Avoiding service call failures in oracle service bus and oracle soa suite
This article is targeted at Oracle Service Bus (OSB) developers and architects who want to learn/validate their strategies for avoiding service call failures within their integration pipelines.
Having dual roles as architects and developers the authors have seen many projects in which the developer or the architect didn’t design or implement a good exception/failure management strategy.
This article will streamline a series of strategies to avoid such failures.
Some of the ideas in this article are were originally presented by our colleague David Hernández in a December 2015 session at a Microservices and API Management Symposium in Lima, Peru. That session focused on various strategies for mitigating failures in the development of Services:
- Circuit breakers
- Bulkheads
- Timeouts
- Redundancy
In this article we will apply these strategies to Oracle Service Bus.
These strategies can be implemented using OSB and Oracle SOA Suite (composites). Some features of the current latest release (12.2.1) will help you to facilitate the implementation; other strategies are very basic configurations in OSB that many people skip and therefore struggle to maintain stability in their Service Bus implementation.

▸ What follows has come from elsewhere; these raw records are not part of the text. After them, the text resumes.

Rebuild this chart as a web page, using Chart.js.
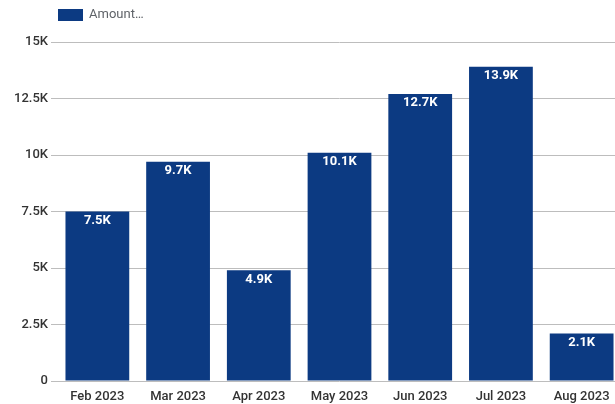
<!DOCTYPE html>
<html>
<head>
<meta charset="utf-8">
<script src="https://cdn.jsdelivr.net/npm/chart.js@4"></script>
<style>
  html, body { margin: 0; padding: 0; background: #fff; overflow: hidden; }
  #wrap { width: 622px; height: 404px; }
</style>
</head>
<body>
<div id="wrap"><canvas id="myChart"></canvas></div>
<script>
var months = ["Feb 2023", "Mar 2023", "Apr 2023", "May 2023", "Jun 2023", "Jul 2023", "Aug 2023"];
var amounts = [7500, 9700, 4900, 10100, 12700, 13900, 2100];
var yTicks = [0, 2500, 5000, 7500, 10000, 12500, 15000];
var yTickLabels = ["0", "2.5K", "5K", "7.5K", "10K", "12.5K", "15K"];
var seriesName = "Amount…";
var barColor = "#0c3a82";

function shortK(v) {
    return (v / 1000).toFixed(1) + "K";
}

// value labels inside the top of each bar, plus a small legend top-left
var barLabels = {
    id: 'barLabels',
    afterDatasetsDraw: function (chart) {
        var ctx = chart.ctx;
        var meta = chart.getDatasetMeta(0);
        ctx.save();
        ctx.font = "bold 13px Roboto, 'Open Sans', sans-serif";
        ctx.fillStyle = "#ffffff";
        ctx.textAlign = "center";
        ctx.textBaseline = "middle";
        meta.data.forEach(function (bar, i) {
            ctx.fillText(shortK(amounts[i]), bar.x, bar.y + 9);
        });

        // legend
        ctx.fillStyle = barColor;
        ctx.fillRect(58, 9, 25, 12);
        ctx.fillStyle = "#5f6368";
        ctx.font = "13px Roboto, 'Open Sans', sans-serif";
        ctx.textAlign = "left";
        ctx.fillText(seriesName, 89, 15);
        ctx.restore();
    }
};

var ctx = document.getElementById('myChart').getContext('2d');
var chart = new Chart(ctx, {
    type: 'bar',
    data: {
        labels: months,
        datasets: [{
            label: seriesName,
            backgroundColor: barColor,
            data: amounts,
            barPercentage: 0.79,
            categoryPercentage: 1.0
        }]
    },
    options: {
        responsive: true,
        maintainAspectRatio: false,
        animation: false,
        layout: { padding: { top: 42, left: 0, right: 0, bottom: 0 } },
        plugins: {
            legend: { display: false },
            tooltip: { enabled: false }
        },
        scales: {
            x: {
                afterFit: function (scale) { scale.height = 23; },
                grid: { display: false },
                border: { display: false },
                ticks: {
                    color: "#333333",
                    font: { family: "Roboto", size: 13, weight: '500' },
                    maxRotation: 0,
                    padding: 0
                }
            },
            y: {
                min: 0,
                max: 15000,
                afterFit: function (scale) { scale.width = 57; },
                afterBuildTicks: function (scale) {
                    scale.ticks = yTicks.map(function (v) { return { value: v }; });
                },
                grid: {
                    color: "#bdbdbd",
                    lineWidth: 1,
                    drawTicks: true,
                    tickLength: 6
                },
                border: { display: false },
                ticks: {
                    color: "#333333",
                    font: { family: "Roboto", size: 13, weight: '500' },
                    padding: 3,
                    callback: function (v) {
                        var i = yTicks.indexOf(v);
                        return i >= 0 ? yTickLabels[i] : "";
                    }
                }
            }
        }
    },
    plugins: [barLabels]
});
</script>
</body>
</html>
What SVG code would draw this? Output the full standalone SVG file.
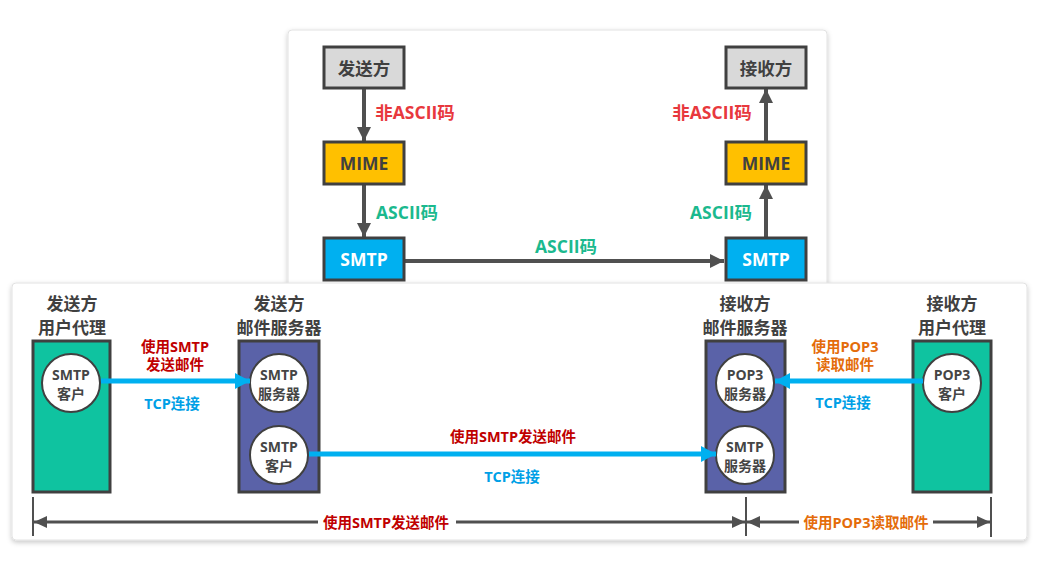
<svg xmlns="http://www.w3.org/2000/svg" width="1054" height="573" viewBox="0 0 1054 573">
<style>
text{font-family:"Open Sans","Noto Sans CJK SC",sans-serif;font-weight:bold;text-anchor:middle;dominant-baseline:central}
.panel{fill:#fff;stroke:#e2e2e2;stroke-width:1}
.box{stroke:#404040;stroke-width:3}
.gray{fill:#d9d9d9}
.mime{fill:#ffc000}
.smtp{fill:#00b0f0}
.agent{fill:#0fc3a0;stroke:#404040;stroke-width:3}
.server{fill:#5a62a8;stroke:#404040;stroke-width:3}
.circ{fill:#fff;stroke:#404040;stroke-width:2}
.bt{font-size:17.5px;fill:#404040}
.wt{font-size:17.5px;fill:#fff}
.hd{font-size:17px;fill:#404040}
.ct{font-size:14px;font-weight:bold;fill:#454545}
.halo{stroke:#fff;stroke-width:3;paint-order:stroke;stroke-linejoin:round}
.red{font-size:17.5px;fill:#e8383d}
.grn{font-size:17.5px;fill:#1bb98e}
.dred{font-size:14.5px;fill:#c00000}
.org{font-size:14.5px;fill:#e46c0a}
.blu{font-size:14.5px;fill:#00a0e6}
.ga{stroke:#505050;stroke-width:4;fill:none}
.ba{stroke:#00b0f0;stroke-width:5;fill:none}
.dl{stroke:#505050;stroke-width:3;fill:none}
.tk{stroke:#505050;stroke-width:2;fill:none}
</style>
<defs>
<filter id="sh" x="-5%" y="-5%" width="110%" height="115%">
<feDropShadow dx="0" dy="2" stdDeviation="2.5" flood-color="#000" flood-opacity="0.22"/>
</filter>
<marker id="mg" markerUnits="userSpaceOnUse" markerWidth="16" markerHeight="16" refX="14" refY="8" orient="auto">
<path d="M0,1 L14,8 L0,15 Z" fill="#505050"/>
</marker>
<marker id="mb" markerUnits="userSpaceOnUse" markerWidth="18" markerHeight="18" refX="15" refY="9" orient="auto">
<path d="M0,1 L15,9 L0,17 Z" fill="#00b0f0"/>
</marker>
<marker id="md" markerUnits="userSpaceOnUse" markerWidth="14" markerHeight="14" refX="13" refY="7" orient="auto">
<path d="M0,1 L13,7 L0,13 Z" fill="#505050"/>
</marker>
</defs>

<g id="top-panel">
<rect class="panel" x="288" y="30" width="539" height="262" rx="4" filter="url(#sh)"/>
</g>

<g id="top-connectors">
<line class="ga" x1="364" y1="89" x2="364" y2="141" marker-end="url(#mg)"/>
<line class="ga" x1="364" y1="185" x2="364" y2="237" marker-end="url(#mg)"/>
<line class="ga" x1="404" y1="261" x2="724" y2="261" marker-end="url(#mg)"/>
<line class="ga" x1="766" y1="237" x2="766" y2="185" marker-end="url(#mg)"/>
<line class="ga" x1="766" y1="141" x2="766" y2="89" marker-end="url(#mg)"/>
<text class="red halo" x="415" y="112">非ASCII码</text>
<text class="grn halo" x="407" y="212">ASCII码</text>
<text class="grn halo" x="566" y="246">ASCII码</text>
<text class="red halo" x="712" y="112">非ASCII码</text>
<text class="grn halo" x="721" y="212">ASCII码</text>
</g>

<g id="sender-top"><rect class="box gray" x="324" y="47" width="80" height="41"/><text class="bt" x="364" y="68">发送方</text></g>
<g id="mime-left"><rect class="box mime" x="324" y="142" width="80" height="42"/><text class="bt" x="364" y="163">MIME</text></g>
<g id="smtp-left"><rect class="box smtp" x="324" y="238" width="80" height="42"/><text class="wt" x="364" y="259">SMTP</text></g>
<g id="receiver-top"><rect class="box gray" x="726" y="47" width="80" height="41"/><text class="bt" x="766" y="68">接收方</text></g>
<g id="mime-right"><rect class="box mime" x="726" y="142" width="80" height="42"/><text class="bt" x="766" y="163">MIME</text></g>
<g id="smtp-right"><rect class="box smtp" x="726" y="238" width="80" height="42"/><text class="wt" x="766" y="259">SMTP</text></g>

<g id="bottom-panel">
<rect class="panel" x="12" y="283" width="1015" height="257" rx="4" filter="url(#sh)"/>
</g>

<g id="sender-agent">
<text class="hd" x="72" y="303">发送方</text>
<text class="hd" x="72" y="327">用户代理</text>
<rect class="agent" x="33" y="341" width="77" height="151"/>
<circle class="circ" cx="71" cy="383" r="29"/>
<text class="ct" x="71" y="374">SMTP</text>
<text class="ct" x="71" y="393">客户</text>
</g>

<g id="sender-server">
<text class="hd" x="279" y="303">发送方</text>
<text class="hd" x="279" y="327">邮件服务器</text>
<rect class="server" x="239" y="341" width="80" height="151"/>
<circle class="circ" cx="279" cy="383" r="29"/>
<text class="ct" x="279" y="374">SMTP</text>
<text class="ct" x="279" y="393">服务器</text>
<circle class="circ" cx="279" cy="455" r="29"/>
<text class="ct" x="279" y="446">SMTP</text>
<text class="ct" x="279" y="465">客户</text>
</g>

<g id="receiver-server">
<text class="hd" x="745" y="303">接收方</text>
<text class="hd" x="745" y="327">邮件服务器</text>
<rect class="server" x="706" y="341" width="79" height="151"/>
<circle class="circ" cx="745" cy="383" r="29"/>
<text class="ct" x="745" y="374">POP3</text>
<text class="ct" x="745" y="393">服务器</text>
<circle class="circ" cx="745" cy="455" r="29"/>
<text class="ct" x="745" y="446">SMTP</text>
<text class="ct" x="745" y="465">服务器</text>
</g>

<g id="receiver-agent">
<text class="hd" x="952" y="303">接收方</text>
<text class="hd" x="952" y="327">用户代理</text>
<rect class="agent" x="913" y="341" width="78" height="151"/>
<circle class="circ" cx="952" cy="383" r="29"/>
<text class="ct" x="952" y="374">POP3</text>
<text class="ct" x="952" y="393">客户</text>
</g>

<g id="bottom-connectors">
<line class="ba" x1="101" y1="381" x2="250" y2="381" marker-end="url(#mb)"/>
<line class="ba" x1="309" y1="454" x2="716" y2="454" marker-end="url(#mb)"/>
<line class="ba" x1="923" y1="381" x2="775" y2="381" marker-end="url(#mb)"/>
<text class="dred" x="175" y="346">使用SMTP</text>
<text class="dred" x="175" y="364">发送邮件</text>
<text class="blu" x="172" y="403">TCP连接</text>
<text class="dred" x="513" y="436">使用SMTP发送邮件</text>
<text class="blu" x="512" y="476">TCP连接</text>
<text class="org" x="845" y="346">使用POP3</text>
<text class="org" x="845" y="364">读取邮件</text>
<text class="blu" x="843" y="402">TCP连接</text>

<line class="tk" x1="33" y1="497" x2="33" y2="536"/>
<line class="tk" x1="746" y1="497" x2="746" y2="536"/>
<line class="tk" x1="991" y1="497" x2="991" y2="537"/>
<line class="dl" x1="318" y1="522" x2="34" y2="522" marker-end="url(#md)"/>
<line class="dl" x1="456" y1="522" x2="745" y2="522" marker-end="url(#md)"/>
<line class="dl" x1="799" y1="522" x2="747" y2="522" marker-end="url(#md)"/>
<line class="dl" x1="933" y1="522" x2="990" y2="522" marker-end="url(#md)"/>
<text class="dred" x="386" y="522">使用SMTP发送邮件</text>
<text class="org" x="866" y="522">使用POP3读取邮件</text>
</g>
</svg>
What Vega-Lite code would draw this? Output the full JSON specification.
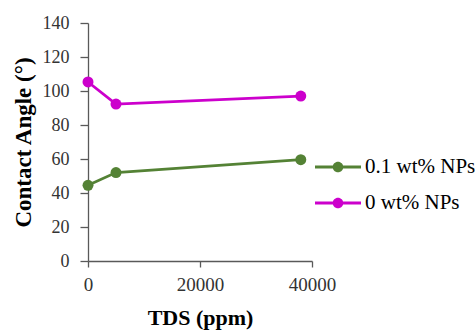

Let’s always keep in mind that the Service Bus is a core element in any infrastructure that implements it. CIOs and managers sometimes do not give that specific weight to this platform and wonder why, if the OSB/SOA Suite is not available, the infrastructure crashes. Or sometimes they wonder why the OSB struggles when a platform is not available or is under heavy load. The answer is simple: OSB is the integration pipeline within your infrastructure and architecture. Imagine if a water pipeline in your house breaks: you don’t see it, but a real mess is happening behind your walls or beneath the floor. The same idea applies here.
Let’s also bear in mind that 60% of the development of a service is related to exception management and the ability to avoid failures. If we don’t take care of this, or expect that someone else will take care of it, we are wrong. You need to be able to identify the following scenarios:
- What if the service that I am calling is down?
- What if the service that I am calling is not responding in the amount of time that I expect it to respond?
- What if the service that I am calling is not prepared to receive the amount of calls that I will send to it?
- What If my JMS queue fails?
- What if the Database call is taking longer than expected?
- What if I take care of the error—what happens next?
- What if I manage the error and keep the message in a queue for a later reprocessing? Is the endpoint prepared for it?
- What if I send all those transactions for a manual recovery?
- What if I don’t manage anything?
- What if a platform fails or is not available? Am I ready to avoid a domino effect?
- What if I need to break a circuit within my pipelines?
- What if my file systems run out of space?
And these are just some of the "what ifs" you’ll face.
As you can see, failures can happen anywhere and at any time, and we have to prepare for them.
In this article we will elaborate on different scenarios and show how OSB is able to handle them with different strategies. We’ll also introduce a concept that we have created to explain the importance of delimiting responsibilities in any SOA-Service Bus architecture/infrastructure: Service Bus Complicity.
You are probably wondering: What’s that?
The answer is simple: If we let our SOA/OSB implementation be part of a problem that causes incidents, downtimes, interruption of continuous availability and SOA/OSB server crashes, then we are complicit in other people’s problems. And not only that—it is highly probable that we are going to be pointed to as the root cause of the problem, or the stopper of Business Continuous Availability. Isn’t that serious?
We think it’s really serious. It can cost us our jobs and our mental health.
So let’s take a look at the different strategies for avoiding failures in our SOA/OSB implementation, so we can avoid being that accomplice we just mentioned.
Often, the Service Bus and SOA infrastructure generate requests to different systems/platforms. When those are not available or are having problems, the OSB or SOA servers are candidates for the following scenarios:
- Many threads take some time to be completed. They are still running, because they are waiting for a response from the given Service/Platform.
- Our pipelines start to fill while time passes. As more time passes, more requests arrive, and more threads are at risk of being stuck.
- Our WebLogic servers start to panic (by which we mean: WARNING state).
- The consumers of those services are receiving a lot of errors or are not receiving any response.
- If it is an end-user system, customers are already waiting for "the system to come back."
- WebLogic servers pass from WARNING to FAILED.
- All the operations teams are in panic mode now!